SELLING AGENT AGREEMENT
This Agreement is made as of March 10, 1999, by and between American Express
Financial Advisors Inc., a Delaware corporation (the "Company"), distributor for
certain registered face-amount certificates offered by IDS Certificate Company
(the "Issuer"), and Securities America Inc., a Delaware corporation (the
"Agent").
I. ACTIVITIES
(1) During the term of this Agreement, the Agent and persons
designated by it shall have the non-exclusive right to
solicit applications for and to distribute those face-amount
certificates issued by the Issuer that the Company may from
time to time agree to permit the Agent to offer to the
AgentOs clients ("Certificates"). The Agent and the Company
agree to be bound by the terms of this Agreement in
connection with any such offers of Certificates. Each
Certificate that the Company may permit the Agent to offer
shall be described in Schedules attached hereto, which
Schedules may be amended or supplemented by the Company from
time to time by mailing a revised Schedule to the Agent.
(2) It is the Agent's responsibility to insure that any
investments in Certificates by its clients are suitable for
those clients. Therefore, the Agent shall cause applications
for Certificates to be made available to its clients if the
Agent, in its sole discretion, determines that such products
are appropriate or suitable for its clients.
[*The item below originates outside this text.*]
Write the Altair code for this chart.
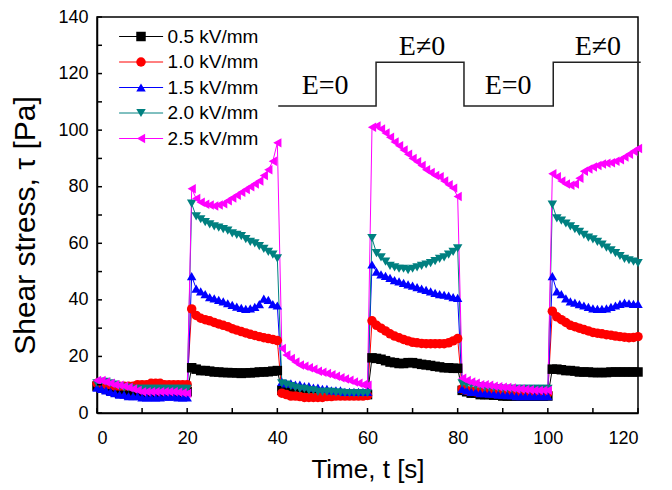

The Company and
the Issuer shall each have the right, in its sole
discretion, to the extent not inconsistent with the
Certificates, to decline to accept investments by clients of
the Agent in Certificates.
(3) The Agent agrees that all applications for Certificates
shall be made in writing on forms acceptable to the Company
and the Issuer; provided however, that the Agent may accept
telex or telephone purchase instructions from its clients in
accordance with Section V(3) hereof. Every application shall
be subject to acceptance or rejection by the Issuer
according to the terms thereof. The Agent shall handle
applications in accordance with instructions forwarded by
the Company to the Agent from time to time and shall obtain,
keep on file and provide copies to the Company and the
Issuer of any and all tax related documentation as required
by law or requested by the Company or the Issuer from time
to time. The Agent shall promptly remit to the Issuer the
payment tendered with each application, such payment to be
in conformity with the provisions of the Certificate for
which such application is made. Prior to the
acceptance by the Company or the Issuer of instructions from the Agent with
regard to a Certificate or prospective investment in a Certificate, the
Agent shall provide the Company and the Issuer with written authorization
from the owner of or prospective investor in the Certificate, as the case
may be, that the Company and the Issuer may accept such instructions from
the Agent in the form in which the Agent provides them.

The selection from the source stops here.